Per la plurititolata rubrica Nostalgia Informatica, torniamo ad occuparci del glorioso marchio Olivetti. Abbiamo parlato dell’M24 (1984), un sistema che, malgrado la grande popolarità di cui godette, rappresentò forse il canto del cigno dell’industria informatica italiana.
È necessario fare un salto indietro di un ulteriore quarto di secolo, per arrivare al punto più alto raggiunto dalla Olivetti: arriviamo al 1959, anno in cui l’azienda di Ivrea lanciò e mise in produzione, prima al mondo, un computer totalmente a transistor, battendo sul tempo la già titanica IBM.
Ispirato dalla visione di Adriano Olivetti – uno che, quando Steve Jobs non era ancora nato, affermava che il design è l’anima del prodotto – e dal genio dell’ingegnere italiano di origine cinese Mario Tchou, l’Elea 9003 rappresenta una pietra miliare dell’elettronica mondiale, una rivoluzione copernicana in un contesto dominato dalle calcolatrici meccaniche e da pochi, pachidermici sistemi a valvole, rigorosamente targati IBM.

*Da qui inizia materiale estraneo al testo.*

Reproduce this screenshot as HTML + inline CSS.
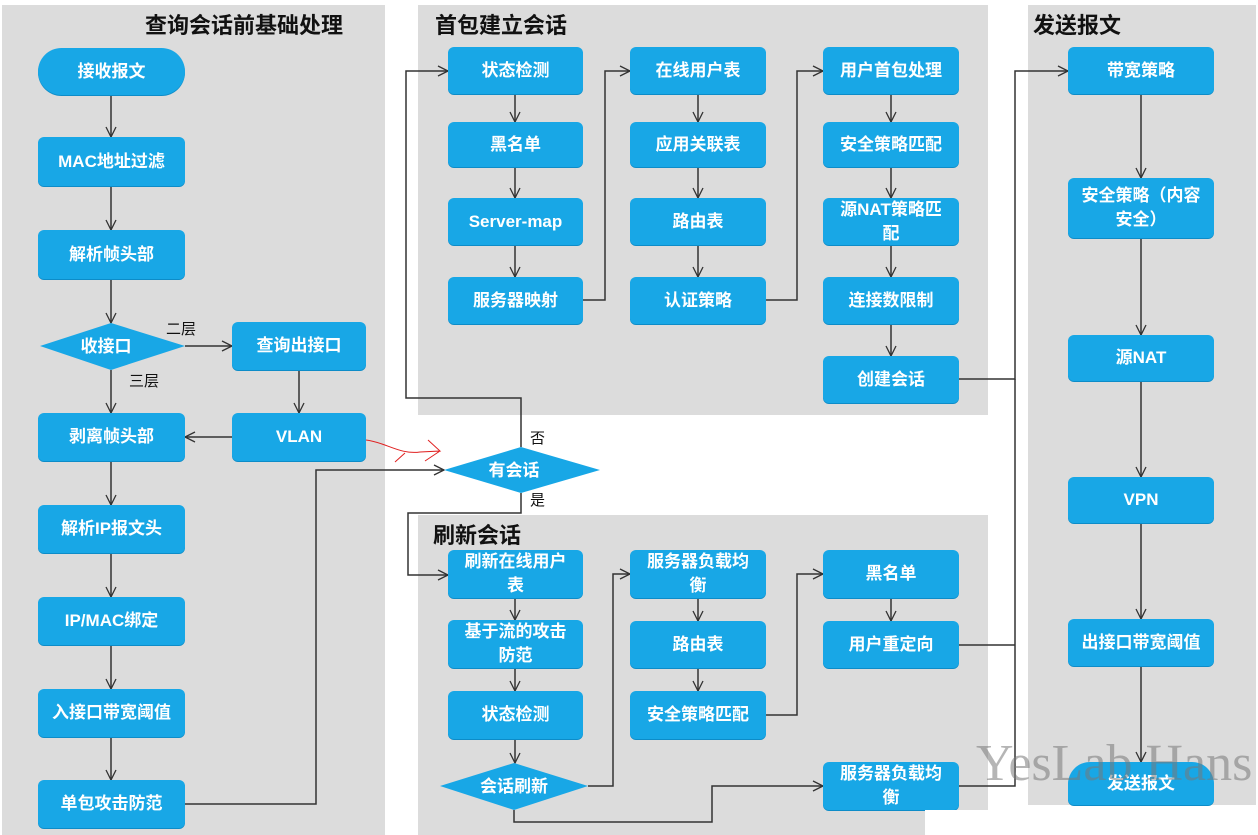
<!DOCTYPE html>
<html><head><meta charset="utf-8"><style>
body{margin:0;width:1258px;height:835px;background:#fff;position:relative;overflow:hidden;font-family:"Liberation Sans","Noto Sans CJK SC",sans-serif}
.p{position:absolute;background:#dcdcdc}
.t{position:absolute;font-size:22px;font-weight:bold;color:#111}
.b{position:absolute;background:#18a7e6;color:#fff;font-weight:bold;font-size:17px;display:flex;align-items:center;justify-content:center;text-align:center;line-height:24px;border-radius:6px;box-shadow:0 1px 0 #0d8cc8}
.l{position:absolute;font-size:15px;color:#111}
svg{position:absolute;left:0;top:0}
</style></head><body>
<div class="p" style="left:2px;top:5px;width:383px;height:830px"></div>
<div class="p" style="left:418px;top:5px;width:570px;height:410px"></div>
<div class="p" style="left:418px;top:515px;width:570px;height:320px"></div>
<div class="p" style="left:1028px;top:5px;width:228px;height:800px"></div>
<div class="t" style="left:145px;top:8px">查询会话前基础处理</div>
<div class="t" style="left:435px;top:8px">首包建立会话</div>
<div class="t" style="left:1033px;top:8px">发送报文</div>
<div class="t" style="left:433px;top:518px">刷新会话</div>

<svg width="1258" height="835">
<defs><marker id="a" markerWidth="12" markerHeight="12" refX="11" refY="6" orient="auto" markerUnits="userSpaceOnUse"><path d="M1,1 L11,6 L1,11" fill="none" stroke="#333" stroke-width="1.3"/></marker></defs>
<g fill="none" stroke="#333" stroke-width="1.5">
<path d="M111,95V137" marker-end="url(#a)"/><path d="M111,186V230" marker-end="url(#a)"/><path d="M111,279V323" marker-end="url(#a)"/>
<path d="M111,370V413" marker-end="url(#a)"/><path d="M111,461V505" marker-end="url(#a)"/><path d="M111,553V597" marker-end="url(#a)"/>
<path d="M111,645V689" marker-end="url(#a)"/><path d="M111,737V780" marker-end="url(#a)"/>
<path d="M185,346H232" marker-end="url(#a)"/><path d="M299,370V413" marker-end="url(#a)"/><path d="M232,437H185" marker-end="url(#a)"/>
<path d="M185,804H316V470H444" marker-end="url(#a)"/>
<path d="M521,447V398H406V71H448" marker-end="url(#a)"/>
<path d="M521,493V513H408V575H448" marker-end="url(#a)"/>
<path d="M515,94V122" marker-end="url(#a)"/><path d="M515,167V198" marker-end="url(#a)"/><path d="M515,245V277" marker-end="url(#a)"/>
<path d="M583,300H605V71H630" marker-end="url(#a)"/>
<path d="M698,94V122" marker-end="url(#a)"/><path d="M698,167V198" marker-end="url(#a)"/><path d="M698,245V277" marker-end="url(#a)"/>
<path d="M766,300H797V71H823" marker-end="url(#a)"/>
<path d="M891,94V122" marker-end="url(#a)"/><path d="M891,167V198" marker-end="url(#a)"/><path d="M891,245V277" marker-end="url(#a)"/><path d="M891,324V356" marker-end="url(#a)"/>
<path d="M959,379H1015V71H1068" marker-end="url(#a)"/>
<path d="M959,645H1015"/><path d="M959,786H1015V379"/>
<path d="M1141,94V178" marker-end="url(#a)"/><path d="M1141,238V335" marker-end="url(#a)"/><path d="M1141,381V477" marker-end="url(#a)"/>
<path d="M1141,523V619" marker-end="url(#a)"/><path d="M1141,666V762" marker-end="url(#a)"/>
<path d="M515,598V620" marker-end="url(#a)"/><path d="M515,668V691" marker-end="url(#a)"/><path d="M515,739V763" marker-end="url(#a)"/>
<path d="M588,786H613V574H630" marker-end="url(#a)"/>
<path d="M698,598V621" marker-end="url(#a)"/><path d="M698,668V691" marker-end="url(#a)"/>
<path d="M766,715H797V574H823" marker-end="url(#a)"/>
<path d="M891,598V621" marker-end="url(#a)"/>
<path d="M514,810V822H712V786H823" marker-end="url(#a)"/>
</g>
<path d="M366,440 C385,442 400,455 420,452 L440,451 L428,440 M440,451 L425,461 M405,453 L395,462" fill="none" stroke="#e02020" stroke-width="1"/>
<polygon points="40,346 111,323 185,346 111,370" fill="#18a7e6"/>
<polygon points="444,470 521,447 600,470 521,493" fill="#18a7e6"/>
<polygon points="440,786 514,763 588,786 514,810" fill="#18a7e6"/>
<g fill="#fff" font-weight="bold" font-size="17" text-anchor="middle" font-family="Liberation Sans,Noto Sans CJK SC,sans-serif">
<text x="106" y="352">收接口</text><text x="514" y="476">有会话</text><text x="514" y="792">会话刷新</text></g>
</svg>
<div class="l" style="left:166px;top:318px">二层</div>
<div class="l" style="left:129px;top:370px">三层</div>
<div class="l" style="left:530px;top:427px">否</div>
<div class="l" style="left:530px;top:489px">是</div>

<div class="b" style="left:38px;top:48px;width:147px;height:47px;border-radius:24px">接收报文</div>
<div class="b" style="left:38px;top:137px;width:147px;height:49px">MAC地址过滤</div>
<div class="b" style="left:38px;top:230px;width:147px;height:49px">解析帧头部</div>
<div class="b" style="left:232px;top:322px;width:134px;height:48px">查询出接口</div>
<div class="b" style="left:232px;top:413px;width:134px;height:48px">VLAN</div>
<div class="b" style="left:38px;top:413px;width:147px;height:48px">剥离帧头部</div>
<div class="b" style="left:38px;top:505px;width:147px;height:48px">解析IP报文头</div>
<div class="b" style="left:38px;top:597px;width:147px;height:48px">IP/MAC绑定</div>
<div class="b" style="left:38px;top:689px;width:147px;height:48px">入接口带宽阈值</div>
<div class="b" style="left:38px;top:780px;width:147px;height:48px">单包攻击防范</div>

<div class="b" style="left:448px;top:47px;width:135px;height:47px">状态检测</div>
<div class="b" style="left:448px;top:122px;width:135px;height:45px">黑名单</div>
<div class="b" style="left:448px;top:198px;width:135px;height:47px">Server-map</div>
<div class="b" style="left:448px;top:277px;width:135px;height:47px">服务器映射</div>
<div class="b" style="left:630px;top:47px;width:136px;height:47px">在线用户表</div>
<div class="b" style="left:630px;top:122px;width:136px;height:45px">应用关联表</div>
<div class="b" style="left:630px;top:198px;width:136px;height:47px">路由表</div>
<div class="b" style="left:630px;top:277px;width:136px;height:47px">认证策略</div>
<div class="b" style="left:823px;top:47px;width:136px;height:47px">用户首包处理</div>
<div class="b" style="left:823px;top:122px;width:136px;height:45px">安全策略匹配</div>
<div class="b" style="left:823px;top:198px;width:136px;height:47px">源NAT策略匹<br>配</div>
<div class="b" style="left:823px;top:277px;width:136px;height:47px">连接数限制</div>
<div class="b" style="left:823px;top:356px;width:136px;height:47px">创建会话</div>

<div class="b" style="left:1068px;top:47px;width:146px;height:47px">带宽策略</div>
<div class="b" style="left:1068px;top:178px;width:146px;height:60px">安全策略（内容<br>安全）</div>
<div class="b" style="left:1068px;top:335px;width:146px;height:46px">源NAT</div>
<div class="b" style="left:1068px;top:477px;width:146px;height:46px">VPN</div>
<div class="b" style="left:1068px;top:619px;width:146px;height:47px">出接口带宽阈值</div>
<div class="b" style="left:1068px;top:762px;width:146px;height:43px;border-radius:22px 22px 6px 6px">发送报文</div>

<div class="b" style="left:448px;top:550px;width:135px;height:48px">刷新在线用户<br>表</div>
<div class="b" style="left:448px;top:620px;width:135px;height:48px">基于流的攻击<br>防范</div>
<div class="b" style="left:448px;top:691px;width:135px;height:48px">状态检测</div>
<div class="b" style="left:630px;top:550px;width:136px;height:48px">服务器负载均<br>衡</div>
<div class="b" style="left:630px;top:621px;width:136px;height:47px">路由表</div>
<div class="b" style="left:630px;top:691px;width:136px;height:48px">安全策略匹配</div>
<div class="b" style="left:823px;top:550px;width:136px;height:48px">黑名单</div>
<div class="b" style="left:823px;top:621px;width:136px;height:47px">用户重定向</div>
<div class="b" style="left:823px;top:762px;width:136px;height:48px">服务器负载均<br>衡</div>
<div style="position:absolute;left:925px;top:810px;width:333px;height:25px;background:#fff"></div>
<div style="position:absolute;left:976px;top:734px;font-family:'Liberation Serif',serif;font-size:52px;color:rgba(120,120,120,0.55);white-space:nowrap">YesLab Hans</div>
</body></html>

Oltre che sul fronte tecnologico e prestazionale, Olivetti fa la differenza anche sotto il profilo del design, affidando la progettazione di Elea 9003 ad un giovane Ettore Sottsass.

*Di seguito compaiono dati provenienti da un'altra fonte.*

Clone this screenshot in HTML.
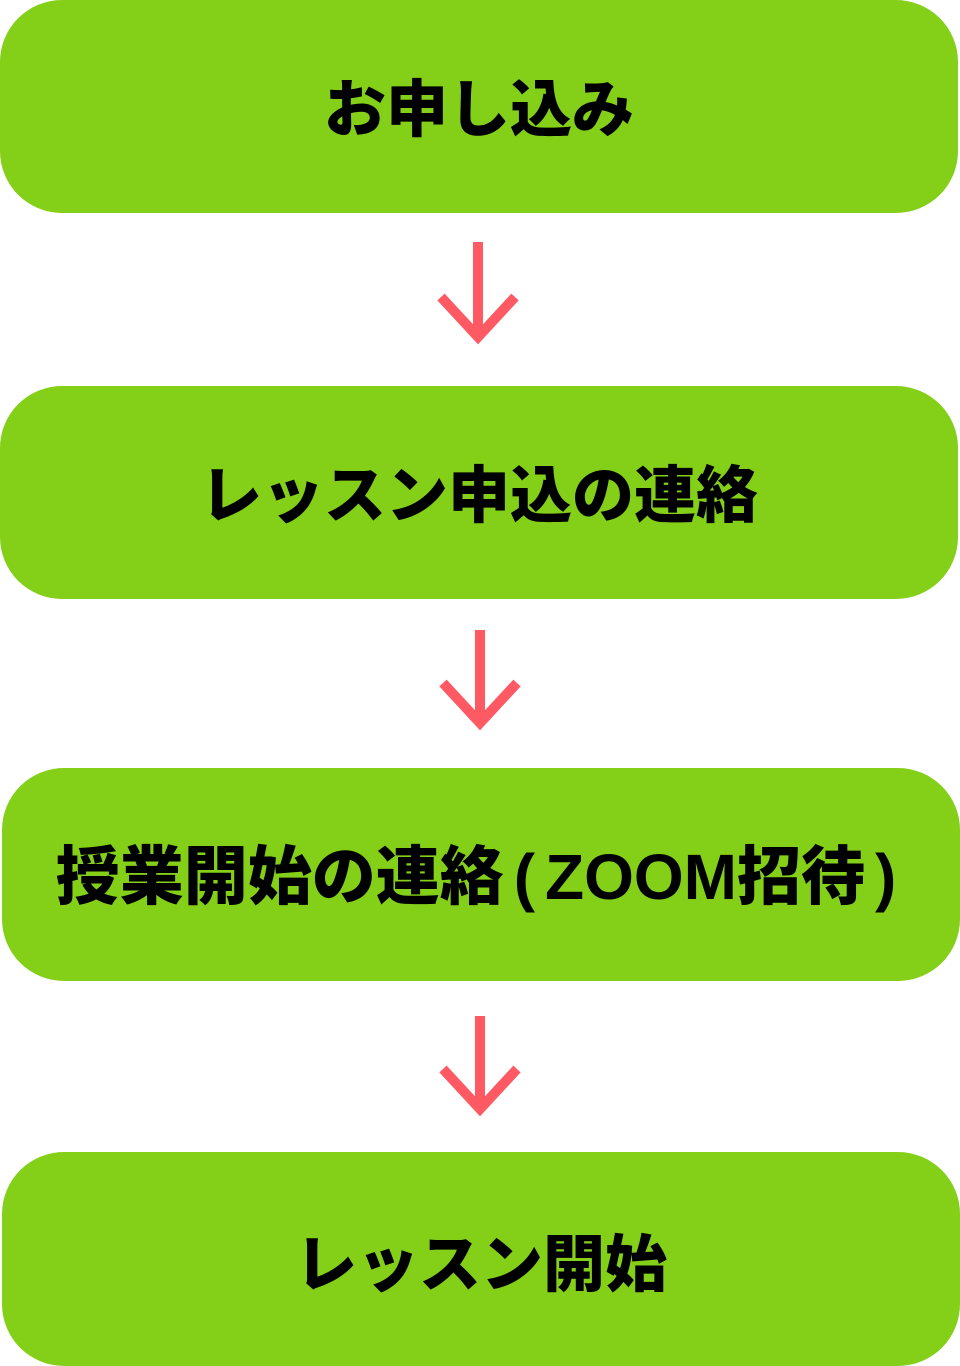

Il 9003 discende dai modelli 9001 e 9002, prototipi basati su tecnologia a valvole, che svolsero tra l’altro, nella fase sperimentale, importanti funzioni gestionali all’interno della Olivetti e fecero da banco di prova per le successive evoluzioni basate su transistor.
Dal punto di vista tecnico Elea 9003 era in grado di elaborare circa 100.000 informazioni al secondo ed era dotato di una memoria a nuclei di ferrite di dimensioni che andavano dai 20 ai 160 Kb, operante a una frequenza di 100Khz.
Il numero imponente di transistor integrati in Elea (300.000, con requisiti qualitativi molto elevati) convinse la famiglia Olivetti a dar vita – assieme a Virgilio Florani, presidente di Telettra – ad un’azienda dedicata alla loro produzione, la Società Generale Semiconduttori (SGS), poi ST Microelectronics.
La memoria di massa era affidata ad unità a nastro, in un numero massimo di 20, per una capacità di memorizzazione praticamente illimitata secondo una descrizione del 1958. In termini pratici si trattava di circa 500Mb, un quantitativo comunque impressionante per l’epoca.
La programmazione avveniva in Fortran e la velocità operativa della macchina era tale da consentirle di eseguire fino a tre processi in parallelo.
Come ogni storia riguardante gli antichi fasti dell’industria nazionale e della Olivetti in particolare, non si può non chiuderla con conclusioni amare.
L’avventura Olivetti nel mondo dei grandi computer non sarebbe infatti durata a lungo: era difficile mantenere il primato tecnologico contro competitor lautamente finanziati dai rispettivi stati per la ricerca in settori strategici.
Lo stato italiano non solo non seppe incentivare l’eccellenza tecnologica nazionale, ma lavorò attivamente per paralizzarla. Come? Politicizzando le nomine dei vertici e iniettando nei gangli vitali dell’azienda il veleno paralizzante degli appalti assegnati. Da che l’uomo ha iniziato ad “intraprendere”, non c’è un modo migliore per abbattere il tasso di innovazione e competitività.